**PROVIDED DATA**:
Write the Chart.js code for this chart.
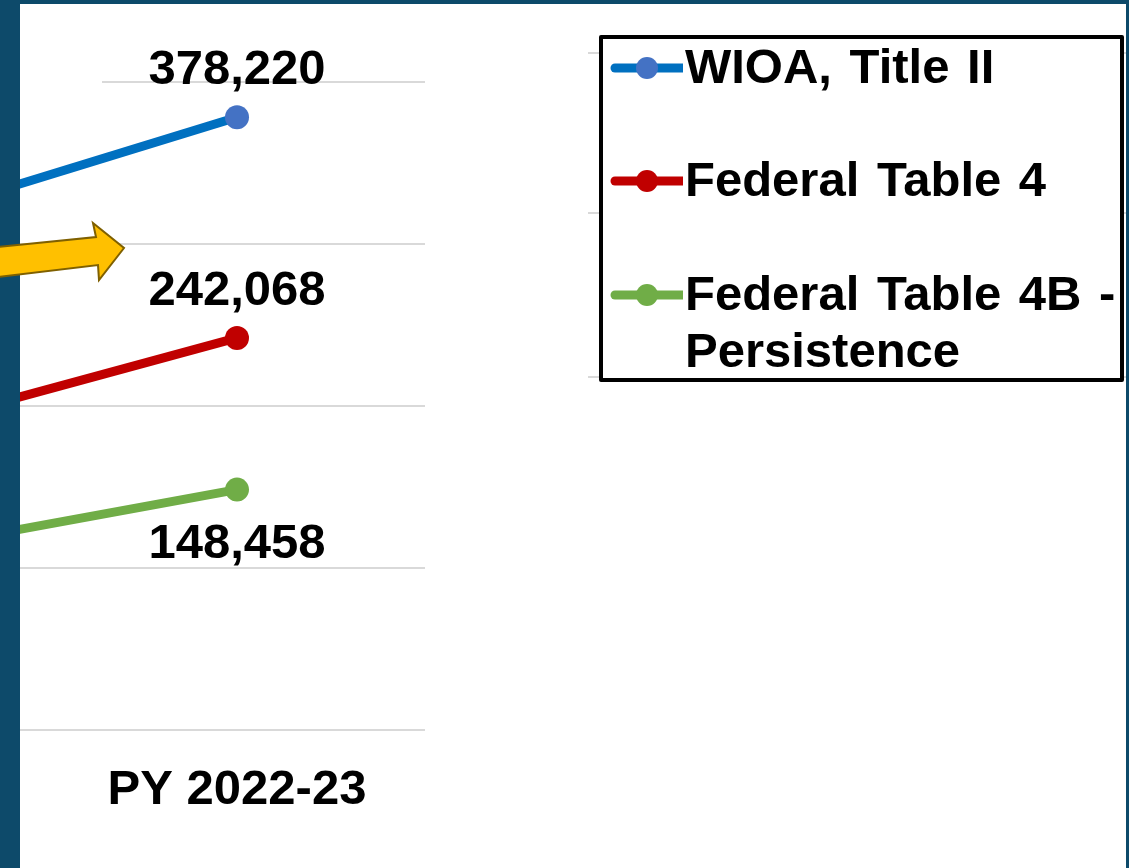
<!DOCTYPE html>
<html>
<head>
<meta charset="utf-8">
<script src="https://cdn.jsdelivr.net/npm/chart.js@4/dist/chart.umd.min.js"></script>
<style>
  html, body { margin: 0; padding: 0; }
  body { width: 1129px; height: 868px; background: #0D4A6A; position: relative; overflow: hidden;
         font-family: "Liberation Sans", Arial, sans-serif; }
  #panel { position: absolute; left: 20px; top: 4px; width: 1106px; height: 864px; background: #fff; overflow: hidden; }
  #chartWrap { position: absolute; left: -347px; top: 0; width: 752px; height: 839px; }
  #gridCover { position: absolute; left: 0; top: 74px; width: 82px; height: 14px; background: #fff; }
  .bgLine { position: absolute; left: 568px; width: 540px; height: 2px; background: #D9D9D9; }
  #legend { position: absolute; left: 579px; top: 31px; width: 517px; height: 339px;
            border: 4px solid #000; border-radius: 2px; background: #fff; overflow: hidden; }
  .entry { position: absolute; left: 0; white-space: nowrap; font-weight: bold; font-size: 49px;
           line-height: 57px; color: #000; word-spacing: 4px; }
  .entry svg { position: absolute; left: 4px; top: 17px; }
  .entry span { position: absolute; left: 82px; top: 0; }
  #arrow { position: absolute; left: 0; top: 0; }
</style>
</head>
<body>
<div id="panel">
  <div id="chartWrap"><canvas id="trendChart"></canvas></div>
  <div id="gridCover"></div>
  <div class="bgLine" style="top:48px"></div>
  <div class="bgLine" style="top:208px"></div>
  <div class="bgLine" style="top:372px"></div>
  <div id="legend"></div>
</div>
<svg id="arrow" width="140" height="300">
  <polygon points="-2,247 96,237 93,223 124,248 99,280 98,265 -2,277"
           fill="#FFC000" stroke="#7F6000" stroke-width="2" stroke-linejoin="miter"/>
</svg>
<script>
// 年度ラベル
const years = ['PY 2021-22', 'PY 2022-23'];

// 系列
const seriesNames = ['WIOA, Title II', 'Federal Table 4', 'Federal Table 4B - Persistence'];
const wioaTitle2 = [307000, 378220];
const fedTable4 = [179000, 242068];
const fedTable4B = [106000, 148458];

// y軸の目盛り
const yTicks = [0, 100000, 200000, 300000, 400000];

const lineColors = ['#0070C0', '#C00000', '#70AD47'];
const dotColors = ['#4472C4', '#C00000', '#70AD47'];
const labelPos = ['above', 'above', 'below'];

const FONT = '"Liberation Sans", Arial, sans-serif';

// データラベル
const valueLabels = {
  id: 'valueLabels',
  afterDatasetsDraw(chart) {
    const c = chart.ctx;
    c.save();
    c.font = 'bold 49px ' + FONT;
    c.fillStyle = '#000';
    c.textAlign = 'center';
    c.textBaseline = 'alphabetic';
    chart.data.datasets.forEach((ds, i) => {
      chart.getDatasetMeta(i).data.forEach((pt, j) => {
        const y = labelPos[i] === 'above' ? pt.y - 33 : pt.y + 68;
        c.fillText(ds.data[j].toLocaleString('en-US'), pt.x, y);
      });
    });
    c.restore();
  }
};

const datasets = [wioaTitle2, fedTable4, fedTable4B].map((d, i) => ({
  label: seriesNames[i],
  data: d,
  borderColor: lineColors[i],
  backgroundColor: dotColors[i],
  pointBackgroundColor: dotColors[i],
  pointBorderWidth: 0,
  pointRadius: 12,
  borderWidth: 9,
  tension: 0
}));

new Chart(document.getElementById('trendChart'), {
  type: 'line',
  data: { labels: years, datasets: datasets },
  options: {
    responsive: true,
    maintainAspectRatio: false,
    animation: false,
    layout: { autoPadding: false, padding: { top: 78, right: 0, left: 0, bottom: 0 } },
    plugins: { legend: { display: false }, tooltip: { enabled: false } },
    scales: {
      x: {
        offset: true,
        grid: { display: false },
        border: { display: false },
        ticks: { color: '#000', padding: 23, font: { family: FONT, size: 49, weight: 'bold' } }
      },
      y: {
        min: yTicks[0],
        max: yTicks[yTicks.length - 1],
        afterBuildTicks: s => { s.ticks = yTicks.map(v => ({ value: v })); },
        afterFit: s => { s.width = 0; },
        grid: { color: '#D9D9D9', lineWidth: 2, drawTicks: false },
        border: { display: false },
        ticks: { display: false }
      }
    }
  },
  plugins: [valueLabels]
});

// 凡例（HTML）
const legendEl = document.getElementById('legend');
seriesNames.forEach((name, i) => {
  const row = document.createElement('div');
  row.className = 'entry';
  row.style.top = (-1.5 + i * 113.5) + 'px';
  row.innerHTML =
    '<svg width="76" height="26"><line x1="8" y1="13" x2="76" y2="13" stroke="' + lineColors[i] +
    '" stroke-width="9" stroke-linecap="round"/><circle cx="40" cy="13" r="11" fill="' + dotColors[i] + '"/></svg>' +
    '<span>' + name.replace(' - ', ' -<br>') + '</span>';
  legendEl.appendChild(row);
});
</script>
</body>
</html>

**WHAT TO DO**: Transcribe the full listing above exactly, with the images removed.

**RESULT OF THIS TASK**:
Write the Chart.js code for this chart.
<!DOCTYPE html>
<html>
<head>
<meta charset="utf-8">
<script src="https://cdn.jsdelivr.net/npm/chart.js@4/dist/chart.umd.min.js"></script>
<style>
  html, body { margin: 0; padding: 0; }
  body { width: 1129px; height: 868px; background: #0D4A6A; position: relative; overflow: hidden;
         font-family: "Liberation Sans", Arial, sans-serif; }
  #panel { position: absolute; left: 20px; top: 4px; width: 1106px; height: 864px; background: #fff; overflow: hidden; }
  #chartWrap { position: absolute; left: -347px; top: 0; width: 752px; height: 839px; }
  #gridCover { position: absolute; left: 0; top: 74px; width: 82px; height: 14px; background: #fff; }
  .bgLine { position: absolute; left: 568px; width: 540px; height: 2px; background: #D9D9D9; }
  #legend { position: absolute; left: 579px; top: 31px; width: 517px; height: 339px;
            border: 4px solid #000; border-radius: 2px; background: #fff; overflow: hidden; }
  .entry { position: absolute; left: 0; white-space: nowrap; font-weight: bold; font-size: 49px;
           line-height: 57px; color: #000; word-spacing: 4px; }
  .entry svg { position: absolute; left: 4px; top: 17px; }
  .entry span { position: absolute; left: 82px; top: 0; }
  #arrow { position: absolute; left: 0; top: 0; }
</style>
</head>
<body>
<div id="panel">
  <div id="chartWrap"><canvas id="trendChart"></canvas></div>
  <div id="gridCover"></div>
  <div class="bgLine" style="top:48px"></div>
  <div class="bgLine" style="top:208px"></div>
  <div class="bgLine" style="top:372px"></div>
  <div id="legend"></div>
</div>
<svg id="arrow" width="140" height="300">
  <polygon points="-2,247 96,237 93,223 124,248 99,280 98,265 -2,277"
           fill="#FFC000" stroke="#7F6000" stroke-width="2" stroke-linejoin="miter"/>
</svg>
<script>
// 年度ラベル
const years = ['PY 2021-22', 'PY 2022-23'];

// 系列
const seriesNames = ['WIOA, Title II', 'Federal Table 4', 'Federal Table 4B - Persistence'];
const wioaTitle2 = [307000, 378220];
const fedTable4 = [179000, 242068];
const fedTable4B = [106000, 148458];

// y軸の目盛り
const yTicks = [0, 100000, 200000, 300000, 400000];

const lineColors = ['#0070C0', '#C00000', '#70AD47'];
const dotColors = ['#4472C4', '#C00000', '#70AD47'];
const labelPos = ['above', 'above', 'below'];

const FONT = '"Liberation Sans", Arial, sans-serif';

// データラベル
const valueLabels = {
  id: 'valueLabels',
  afterDatasetsDraw(chart) {
    const c = chart.ctx;
    c.save();
    c.font = 'bold 49px ' + FONT;
    c.fillStyle = '#000';
    c.textAlign = 'center';
    c.textBaseline = 'alphabetic';
    chart.data.datasets.forEach((ds, i) => {
      chart.getDatasetMeta(i).data.forEach((pt, j) => {
        const y = labelPos[i] === 'above' ? pt.y - 33 : pt.y + 68;
        c.fillText(ds.data[j].toLocaleString('en-US'), pt.x, y);
      });
    });
    c.restore();
  }
};

const datasets = [wioaTitle2, fedTable4, fedTable4B].map((d, i) => ({
  label: seriesNames[i],
  data: d,
  borderColor: lineColors[i],
  backgroundColor: dotColors[i],
  pointBackgroundColor: dotColors[i],
  pointBorderWidth: 0,
  pointRadius: 12,
  borderWidth: 9,
  tension: 0
}));

new Chart(document.getElementById('trendChart'), {
  type: 'line',
  data: { labels: years, datasets: datasets },
  options: {
    responsive: true,
    maintainAspectRatio: false,
    animation: false,
    layout: { autoPadding: false, padding: { top: 78, right: 0, left: 0, bottom: 0 } },
    plugins: { legend: { display: false }, tooltip: { enabled: false } },
    scales: {
      x: {
        offset: true,
        grid: { display: false },
        border: { display: false },
        ticks: { color: '#000', padding: 23, font: { family: FONT, size: 49, weight: 'bold' } }
      },
      y: {
        min: yTicks[0],
        max: yTicks[yTicks.length - 1],
        afterBuildTicks: s => { s.ticks = yTicks.map(v => ({ value: v })); },
        afterFit: s => { s.width = 0; },
        grid: { color: '#D9D9D9', lineWidth: 2, drawTicks: false },
        border: { display: false },
        ticks: { display: false }
      }
    }
  },
  plugins: [valueLabels]
});

// 凡例（HTML）
const legendEl = document.getElementById('legend');
seriesNames.forEach((name, i) => {
  const row = document.createElement('div');
  row.className = 'entry';
  row.style.top = (-1.5 + i * 113.5) + 'px';
  row.innerHTML =
    '<svg width="76" height="26"><line x1="8" y1="13" x2="76" y2="13" stroke="' + lineColors[i] +
    '" stroke-width="9" stroke-linecap="round"/><circle cx="40" cy="13" r="11" fill="' + dotColors[i] + '"/></svg>' +
    '<span>' + name.replace(' - ', ' -<br>') + '</span>';
  legendEl.appendChild(row);
});
</script>
</body>
</html>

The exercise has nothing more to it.